The next day, she bragged to her friends about hooking up with an older guy — and only remembered him having sex with her as she was telling them the details. She laughed it off.
Michelle casually hooked up with him for the next three months, even though, she said, he treated her terribly. He insulted her looks and told her that she should wear more makeup, and slept with other girls the entire time.
She said it took her about half a year, long after they’d stopped hooking up, to realize what had happened to her: She was raped.
“Everyone has this stereotypical rape scene in their head, which consists of a woman walking alone at night in an alley where a stranger attacks her,” said College senior Nicole Grabowski, who is on the boards of both ASAP and the Vagina Monologues. Most college rapes, however, don’t fit that narrative. “Deconstructing that and understanding that sexual assault isn’t limited to those instances is really how to dismantle that thinking.”
Those who experience assault by members of the same sex often face an even harder time defining what happened to them, said Associate Director of the LGBT Center Erin Cross.
“A lot of societal perceptions are that if a man assaults a man that’s a fair fight — you should have fought back, that there isn’t really a victim,” she said, “or women can’t really assault other women.”
Yamamoto, the IFC New Member Education Chair, has heard a range of definitions of sexual assault. “Some people think it needs to be aggressive — the girl has to be in no way, shape or form coherent,” he said. Others, he said, count a decision made when both parties are drunk that they wouldn’t have normally made as a form of assault.
As Jane, a College junior, was assaulted for the third time during her years at Penn, she said no repeatedly. Eventually, she stopped.
Over the summer, she walked home from a bar with a guy she knew, having what she thought was a deep conversation. They went back to his room and started kissing. When he started to take off her clothes, she told him she didn’t want to have sex.
He said he would never force her and they continued making out. But for the next 30 minutes, she said, he periodically tried to force himself inside of her as she pushed him away. Every time Jane got up to leave, he apologized profusely, promised her it would stop, and she stayed.
“Eventually when he tried, I didn’t push him away,” she said.
When he finished, he kissed her forehead and went to get a cigar. She made up an excuse and left while he was still smoking.
“I don’t know why I didn’t just get up and leave,” she said. “I was somewhat petrified and depressed and scared. I don’t consider what happened to me here rape — after all, I feel like I let him, even though I explicitly said ‘no.’ But I know that victims have a tendency to blame themselves, so I can’t really make up my mind as to how I should feel.”
‘I can’t remember any of it’
When one or both parties are drinking, consent can become considerably harder to define.
Ruth, a student at Penn, went with her friends to a party at a fraternity house last fall.
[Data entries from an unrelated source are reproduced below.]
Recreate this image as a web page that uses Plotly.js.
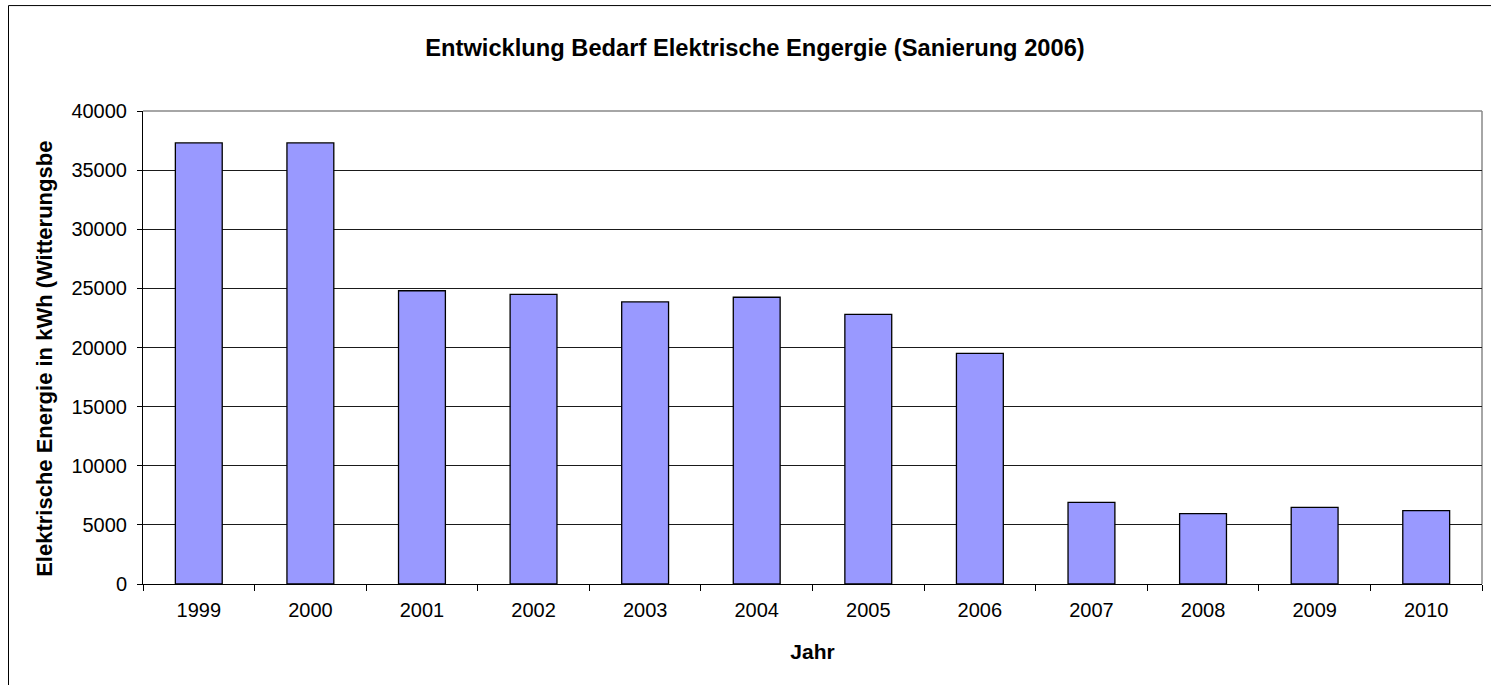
<!DOCTYPE html>
<html>
<head>
<meta charset="utf-8">
<script src="https://cdn.plot.ly/plotly-3.0.1.min.js"></script>
<style>
html,body{margin:0;padding:0;background:#fff;}
#chart{width:1491px;height:685px;}
</style>
</head>
<body>
<div id="chart"></div>
<script>
const years = ["1999","2000","2001","2002","2003","2004","2005","2006","2007","2008","2009","2010"];
const energy = [37300,37300,24800,24500,23850,24250,22800,19500,6900,5950,6480,6200];
const yTicks = [0,5000,10000,15000,20000,25000,30000,35000,40000];

const L = 143, R = 1482, T = 111, B = 584.3, W = 1491, H = 685;
const pw = R - L, ph = B - T;
const px = v => (v - L) / pw;
const py = v => (B - v) / ph;

const trace = {
  type: "bar",
  x: years,
  y: energy,
  marker: {color: "#9999FF", line: {color: "#000000", width: 1.3}},
  hoverinfo: "x+y"
};

const layout = {
  width: W, height: H,
  margin: {l: L, r: W - R, t: T, b: H - B, pad: 0},
  paper_bgcolor: "#ffffff",
  plot_bgcolor: "#ffffff",
  showlegend: false,
  bargap: 0.58,
  font: {family: "Liberation Sans, Arial, sans-serif", size: 20, color: "#000"},
  title: {
    text: "<b>Entwicklung Bedarf Elektrische Engergie (Sanierung 2006)</b>",
    font: {family: "Liberation Sans, Arial, sans-serif", size: 23.7, color: "#000"},
    xref: "container", yref: "container",
    x: 755 / W, xanchor: "center",
    y: 1 - 48 / H, yanchor: "middle"
  },
  xaxis: {
    type: "category",
    tickson: "boundaries",
    ticks: "outside", ticklen: 6, tickcolor: "#000", tickwidth: 1,
    ticklabelstandoff: 8,
    showline: true, linecolor: "#000", linewidth: 1,
    showgrid: false, zeroline: false,
    tickfont: {size: 20, color: "#000"},
    title: {text: "<b>Jahr</b>", font: {size: 21, color: "#000"}, standoff: 24},
    fixedrange: true
  },
  yaxis: {
    range: [0, 40000],
    tickvals: yTicks,
    ticktext: yTicks.map(String),
    ticks: "outside", ticklen: 5, tickcolor: "#000", tickwidth: 1,
    ticklabelstandoff: 6,
    showline: true, linecolor: "#000", linewidth: 1,
    showgrid: true, gridcolor: "#1a1a1a", gridwidth: 1,
    zeroline: false,
    tickfont: {size: 20, color: "#000"},
    fixedrange: true
  },
  shapes: [
    {type: "line", xref: "paper", yref: "paper", x0: 0, x1: 1, y0: 1, y1: 1, line: {color: "#888", width: 1.5}, layer: "below"},
    {type: "line", xref: "paper", yref: "paper", x0: 1, x1: 1, y0: 0, y1: 1, line: {color: "#888", width: 1.5}, layer: "below"},
    {type: "line", xref: "paper", yref: "paper", x0: px(8.5), x1: px(8.5), y0: py(5.5), y1: py(H + 5), line: {color: "#000", width: 1}},
    {type: "line", xref: "paper", yref: "paper", x0: px(8.5), x1: px(W + 5), y0: py(5.5), y1: py(5.5), line: {color: "#000", width: 1}}
  ],
  annotations: [
    {
      text: "<b>Elektrische Energie in kWh (Witterungsbe</b>",
      xref: "paper", yref: "paper",
      x: px(45), y: py(359),
      xanchor: "center", yanchor: "middle",
      textangle: -90, showarrow: false,
      font: {size: 22, color: "#000"}
    }
  ]
};

Plotly.newPlot("chart", [trace], layout, {displayModeBar: false, staticPlot: true});
</script>
</body>
</html>
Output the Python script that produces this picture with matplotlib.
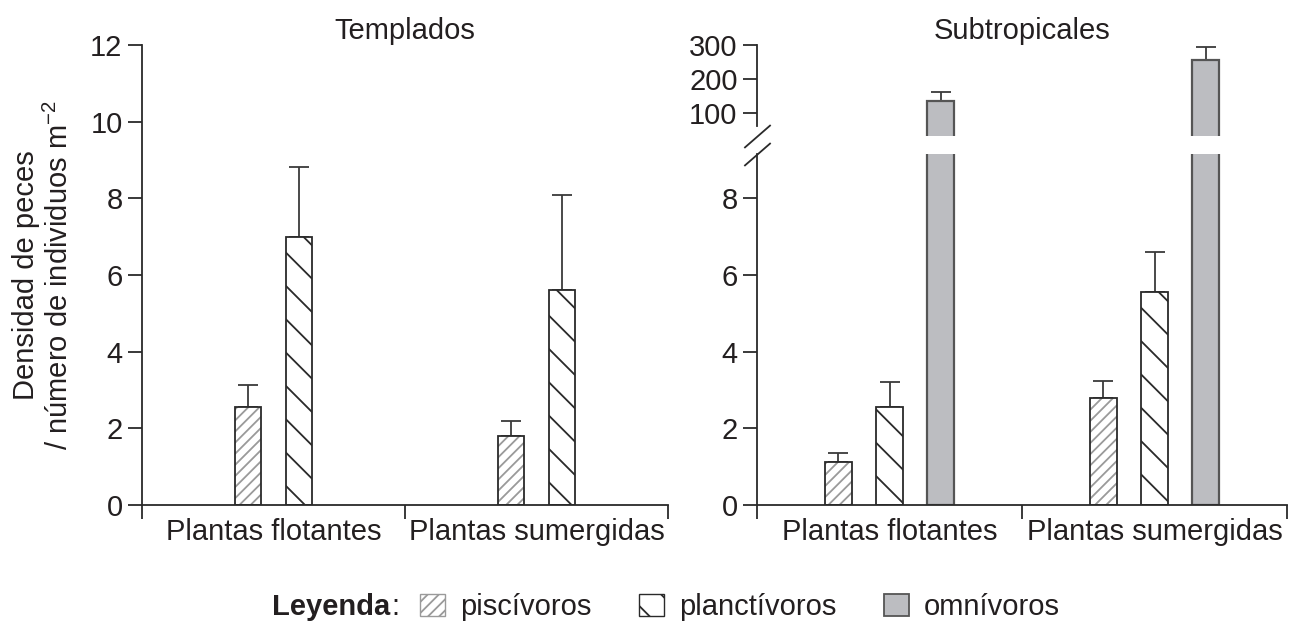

She got much drunker than she’d intended at the party and met a guy.
She didn’t remember leaving with him, but she said she found pictures on her phone the next morning of the two of them at bars on campus. Later, Ruth heard from some acquaintances that they’d seen her stumbling home on the street with him.
Don’t take advantage of her, they asked the guy. Just take her home.
“That didn’t happen,” Ruth said. She realized it, she said, when she woke up at his fraternity house and he was on top of her.
Ruth went to Student Health Service to get the emergency contraceptive, Plan B. “Was it consensual?” asked the woman helping her.
“Without hesitation, I just said yes because I couldn’t — I guess I almost felt like I didn’t know if I was allowed to really think of it as assault, because you think it was my fault for getting too drunk,” she said. “Maybe I did give consent, who knows, because I can’t remember any of it.”
Ruth still isn’t sure if she should call what happened to her assault. Although she told a couple of her closest friends, she never reported the incident.
Carol Tracy, the director of the Penn Women’s Center from 1977 to 1984 and current executive director of Philadelphia-based advocacy organization the Women’s Law Project, said that often people believe that if they’re drunk, they are responsible for both their behavior and for their assailant’s behavior.
“Sometimes they think it’s a misunderstanding,” Tracy said. “The problem is when they think about it a year later they know it was a bad experience. It wasn’t just a misunderstanding.”
Alcohol and consent is a gray area. The Student Guidelines for Penn’s Sexual Violence Policy clearly warn that sexual violence may be committed by “causing another’s intoxication or impairment with alcohol or drugs” or taking advantage of someone’s intoxication or incapacitation. But during this year’s NSO presentation to freshmen, Brennan of Special Services acknowledged that the issue has its nuances.
“I used to say … sex with an intoxicated person is rape,” she said. “But people drink to release inhibitions — they drink to go out and have sex at the end of the night.” Now, she told the Class of 2017, she revised her statement to: “Sex with an intoxicated person might be rape; sex with an incapacitated person is rape.”
Coping with the aftermath
Cam cried for days after her assault. When she told her friends, they all told her it was rape, but she didn’t want to believe them. Part of her still hoped that the guy actually liked her and that what had happened wasn’t what she thought it was.
“I don’t think what I said counts as consent — in fact, I think it was the opposite of consent, and therefore it becomes rape,” she said. “But how hard do you have to fight? Does it have to be violent?”
Cam has a strong martial arts background and still feels like she should have hit the guy. She said she should have had him “pinned to the ground in seconds.”
“But something happened to me,” she mused. “That’s it — it happened to me, not with me. I was passive in the whole thing.”
For Joanna Kahmi, College junior and chair of ASAP, the rule of thumb is simple: “I would say if something doesn’t feel right, it’s probably not right. I wouldn’t want to see people stifle feelings of uncomfortableness because they’re just not sure.”
A year after her incident, Ruth is still struggling to work through a definition of sexual assault as it applies to her.
“It’s a hard thing to talk to people and be like, ‘Oh, I was sexually assaulted,’ because everyone has a different definition of what that is,” she said. “I don’t think anyone has a concrete definition.”
She’s never spoken to the guy again.